Here's a motivating question: suppose $N_1, N_2$ are transversely intersecting submanifolds of $M$ and let $p$ be a point in the intersection. Does there exist a chart $(U, \varphi)$ of $M$ at $p$ such that the diffeomorphism $\varphi : U \to \Bbb R^n$ takes $N_1 \cap U$ and $N_2\cap U$ to two transverse subspaces of $\Bbb R^n$, i.e., $\varphi(N_i \cap U) = H_i$ where $H_i \subset \Bbb R^n$ are transverse subspaces of $\Bbb R^n$ with $\dim H_i = \dim N_i$?
This is more or less asking if, similar to the immersion and submersion theorem which are essential to differential topology, transversality also have a local model based on the picture $(\Bbb R^n, H_1, H_2)$ consisting of two transverse subspaces $H_1,H_2 \subset \Bbb R^n$.
There are probably easier proofs of this fact, but my sketch was as follows. Suppose we impose a Riemannian metric $g$ on $M$ so that $N_1$ and $N_2$ becomes totally geodesic. Consider the exponential map $\exp_p : T_p M \dashrightarrow M$. Since $N_1$ and $N_2$ are transverse submanifolds, there's a decomposition $T_pM = T_pN_1 + T_pN_2$, and $\exp_p$ restricts to the two factors of this decomposition (for any $v \in T_p N_i$ in the domain of definition, $\exp_p(tv)$ is the geodesic starting at $p$ with initial vector $v$. Under the induced Riemannian metric there is also a geodesic $\gamma$ of $N_i$ starting at $p$ with initial vector $v$ - since $N_i$ is totally geodesic $\gamma$ is also a geodesic of $M$, so by uniqueness we have to have $\gamma(t) = \exp_p(tv)$, forcing $\exp_p(v)$ to map to $N_i$.) Since $\exp_p$ is a local diffeomorphism at the origin, one can choose a ball $B$ around $0$ of radius $\varepsilon$ in $T_pM$ so that $\exp_p : B \to M$ is a diffeomorphism which sends the transverse subspaces $H_i := T_p N_i \cap B$ diffeomorphically to $N_i$, as desired
This brings me to the question of the title: Given a finite family $N_\alpha$ of mutually transversely intersecting submanifolds of $M$, when is it possible to impose a Riemannian metric $g$ on $M$ such that $N_\alpha$ are totally geodesic submanifolds of $(M, g)$?

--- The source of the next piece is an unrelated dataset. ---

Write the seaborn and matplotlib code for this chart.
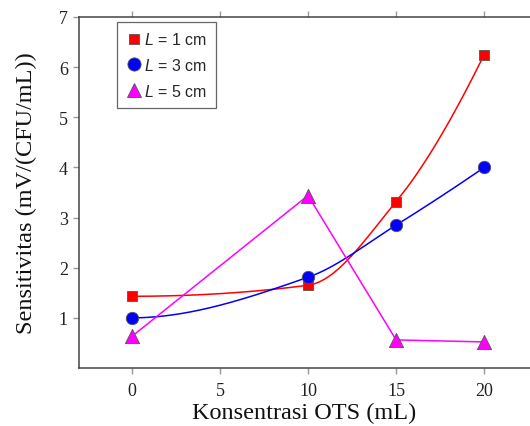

For a single submanifold $N \subset M$, this should be doable as follows: take the normal bundle $\pi: E \to N$. Choose a metric $g_N$ on the base and a bundle metric $\tilde{g}$ for $\pi$. Moreover choose a connection on $\pi$ compatible with the bundle metric so that there's a canonical decomposition $TE \cong H \oplus V$ into horizontal and vertical subbundles. Define the bundle metric on $d\pi : TE \to TM$ as $g_E((x_h, x_v), (y_h, y_v)) = g_N(x_h, y_h) + \tilde{g}(x_v, y_v)$ where the subscripts denote the horizontal($h$) or vertical($v$) coordinates respectively.
This makes the total space into a Riemannian manifold $(E, g_E)$ and indeed one so that the map $\iota : E \to E$ defined by $\iota((x, v)) = f(x) \cdot v$ for a chosen scalar function $f : N \to\Bbb R$ is an isometry. This is nothing but scaling fiberwise by a constant, which leaves the zero section $E_0 \subset E$ fixed. Fixed point loci of isometries of a Riemannian manifold are totally geodesic submanifold, so this guarantees $E_0 \subset E$ is totally geodesic.
But by the tubular neighborhood theorem, there is a neighborhood $U$ of $N \subset M$ such that $U$ is diffeomorphic to a neighborhood of the zero section $E_0 \subset E$. Therefore $U$ admits a metric $g_U$ obtained from pulling back $g_E$ in which $N$ is a totally geodesic submanifold of $(U, g_U)$. Let $V := M \setminus N$ and give $V$ an arbitrary Riemannian metric. Use partition of unity on the cover $\{U, V\}$ of $M$ to glue these two metrics to a metric $g$ on $M$ such that $N \subset (M, g)$ is totally geodesic.
One immediately runs into trouble trying to generalize this argument for multiple transverse submanifolds of $M$ as the glued metrics would change near the points of intersection, no longer assuring total geodesicity. Is this true in general? If so, what would be a proof?